# i think i might be coming out of this



## lindsayloo (Jun 23, 2010)

so I have been on 80 miligrams of prozac for about 3 weeks now, and I have to admit I think I'm coming outta this shit. I DON'T EVEN WANT TO say it cause I don't want to jinx it. but I'm feeling some releif. I;m starting to see the point in life again and the thought s of why we are here and existance are fading in the backround, my panic attacks have gone down in intensity. I still have weird moments ,but they are tolerable. when before it was horrifying every damn second ofthe day. the sky is not scaring me so much, and my walls to the people I love are coming down, I feel like life is once again real. well kinda. what I have done is taken my prozac, stop drinking alcohol, and I have stayed busy no matter how painful it has been. I also have prayed alot, I know the lord my God will carry me through. his grace and love is enough. i don't wanna toot my own horn ,but Im feeling this lift. I also changed my mindset a little.. i was always trying to cure my dp, dr, when the actual problem has been my anxiety, so I have been focusing on my anxiety. i'm trying to look out instead of in. yes I do believe that the meds have helped me once again have moments of clarity. when my doctor first put me on prozac for severe anxiety, she said she knew we would have to go up to 80, and guess what? I believe she was right, and now I feel as though I can trust her, and what she puts me on. she is also my mothers doctor, and my mom said she has saved her life. my mom has been stable for 5 years since seeing this doctor. hang in there everyone. please don't give up, especially for those who have kids... we have to beat this , i do believe this is hereditary in some cases, and i'm so afraid my lil baby girls will get this.. I have to be around and be strong for them should they develop this from anxiety which runs very bad on both sides of my family. who knows I could fall back in, but thats ok, I now know what it feels like to live again, the little brief moments of clarity are enough to get me through. i have also been journaling, and rating my days 10 being worse and 1 being the best. life is hard we all have problems ,and pain from our past.
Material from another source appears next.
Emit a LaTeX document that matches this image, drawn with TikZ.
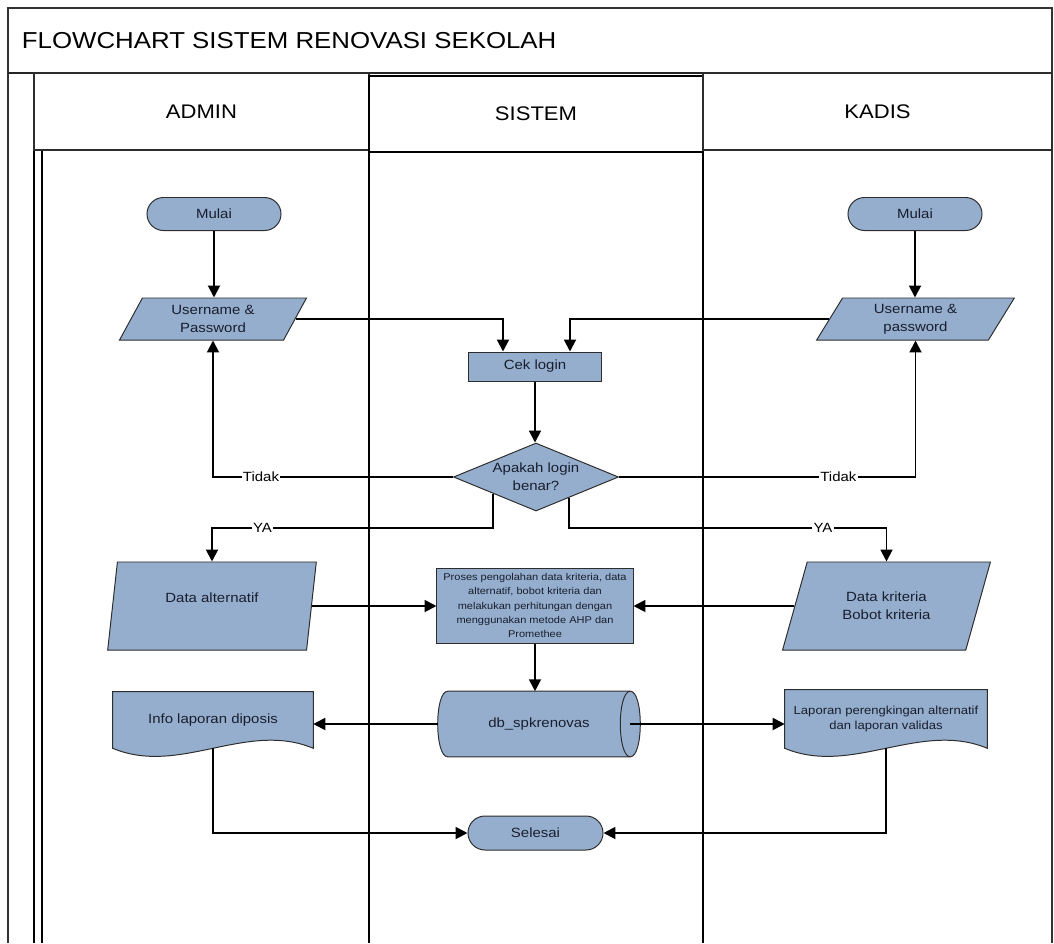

MY BELIEF is jesus.... he can heal your pain, he did mine , he can heal your heart. He makes all things new. God Bless you all. keep fighting! everyone has their own beliefs and that is fine, I knew there would be no healing within me unless I took it to the lord.


----------



## ValleyGirl (Nov 10, 2017)

That is so awesome







Im a christian too and a mother of 3 kids. We are in the same boat and Im so glad that the prozac is helping. How long have you been on it total?


----------



## sarah (Jul 8, 2008)

That is so wonderful. The glimpse is what you need. When I had the glimpse it was the beginning of my full recovery. I have faith in Our Creator too and prayer and the hope of our future in heaven without pain and DP got me through.I have fully recovered with out meds. You are so right about dealing with the anxiety. I didn't have classic anxiety, but have learn the DP is a complex coping mechanism for all sorts of difficult emotions. The very loss of sense of self makes you vulnerable. I can hear your joy and know it too. I had to be prepared to have it return. And it is OK. They say that journalling and giving it a rating helps to see that it does actually change in intensity. I am so pleased for you. Keep doing those things that make you tick, that drive you, that you love and that are linked to your values. Take Care


----------



## lindsayloo (Jun 23, 2010)

THANK YOU saRAH and ustobetinyfairy.. i have been on prozac all togother for about a month and a half. but i now know I needed a high dose, i have only been on 80 for 2 weeks, and am feeling relief. and yes sarah I do think about our savior coming back and living in a world not tainted by sin .. when there will be no dp or dr or cancer or pain. thanks for your replys .I will pray for you both.


----------